# This dog is so thin



## Rio and Annie (Aug 19, 2012)

Ok...so...I have this Brindle pit-bull. My 14 year old daughter got him in December from a friend of hers and he was already like 3 months old, which would make him about 10 months old now. I think he's about as tall as he's going to get because he doesn't seem to be getting any taller...but he's kind of tall anyway compared to some of the full grown Brindles that I've seen running around, but he's like really thin and they're like really broad. He eats like 2 Large dog size bowls of puppy chow a day, table scraps, and isn't to proud to eat the cat's food too, plus the kids give him endless amounts of milk-bones everyday. I've raised dogs before, just not pits, and any other dog would get fat if they ate like he does...but he's like really super thin. He's also very hyper. He has strength...I weigh 200 pounds and unless I lean all of my weight backward when I walk him, he'll drag me. So why is does it seem that he's not getting any broader and doesn't seem to be putting on weight? And is it a bad thing that he's thin, because I don't see thin pit-bulls around here.


----------



## Kingsgurl (Dec 16, 2011)

Do you have pictures? Puppy Chow is a very poor quality food, he would need to eat a lot to meet his dietary needs. It is quite possible that he is at the right weight for his build, most people keep their dogs too fat and have this vision of that as a proper weight.


----------



## Blue_Nose_Bella (Jan 16, 2011)

Picture? Is he neutered? Has he been checked for worms? I'd also get him on a better food. Puppy chow is junk food for dogs and doesn't contain the best ingredients. I'd put him on a grain free food such as taste of the wild, blue buffalo wilderness, or if you can afford an even better kibble Acana is top of the line. Also, what do you mean by broader??? If he is only 10 months he isn't fully matured yet.....they grow up the first year and out the second year. If he is an actual APBT then he won't be a bulky dog. American bullies are more bulky and thick.


----------



## Rio and Annie (Aug 19, 2012)

Not neutered...was dewormed, and he's shaped like bella. I tried to put up pictures but it doesn't seem to work...just goes to a blank white page...but shaped just exactly like bella. That's not to thin? All the pits I see around her are so wide.


----------



## Rio and Annie (Aug 19, 2012)

Wow...and as a matter of fact, if she was brindle and with the white like that, I would think she was his mom


----------



## Blue_Nose_Bella (Jan 16, 2011)

Rio and Annie said:


> Not neutered...was dewormed, and he's shaped like bella. I tried to put up pictures but it doesn't seem to work...just goes to a blank white page...but shaped just exactly like bella. That's not to thin? All the pits I see around her are so wide.

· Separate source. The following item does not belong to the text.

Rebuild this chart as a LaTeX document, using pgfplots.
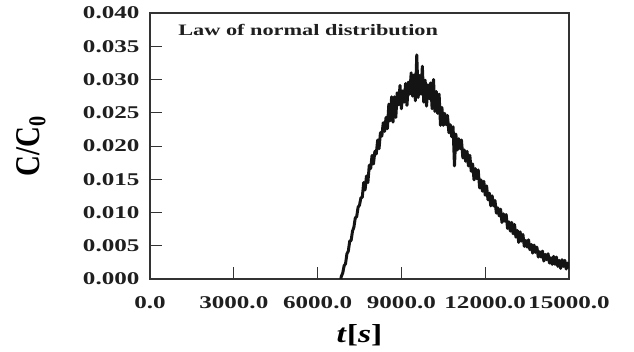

How much does he weigh? I keep my girl very fit and work her at least five days a week by walking and jogging 4-5 miles a day. I don't like fat dogs plus it's not good for their health....I'm active so she is too  The wide so called "pit bulls" that you maybe seeing are most likely American Bullies or some kind of mix as I said. It's sounds to me that your boy may have more APBT in him but if he doesn't have any papers to see his pedigree and bloodlines then you really can't call him one because there is no proof. By the way, Bella is 42 pounds and will be two next week  Oh, and you can also try up loading pics to photobucket by opening a free account with them. That's who I use as well.

Here is a good link to see the difference in sizes of the American Bullies that the uneducated call "pit bulls". This is in the bullies101 section of the forum.
http://www.gopitbull.com/bullies-101/34912-abkc-class-info.html


----------



## Carriana (May 13, 2008)

FYI, Brindle is just the coat pattern of your dog. It's not a "type" of pit bull so comparing your dog to others with the same coat pattern is ineffective.

Also, your pup is still under a year, correct? Pit bull type dogs tend to do all of their growing *up* the first year and begin filling *out *until the age of two, three in some cases. So he is likely still in an awkward growing phase.


----------



## ames (Jun 6, 2010)

Plus you have no idea what the pup could be mixed with so comparing it to any other dogs unless you know what breed you have isn't a true test either. You can usually double the weight at 4 months to find the adult weight, which is 2 years like they said.

If you upload your pictures of your dog from the top and sides to photobucket or imageshack and paste the


----------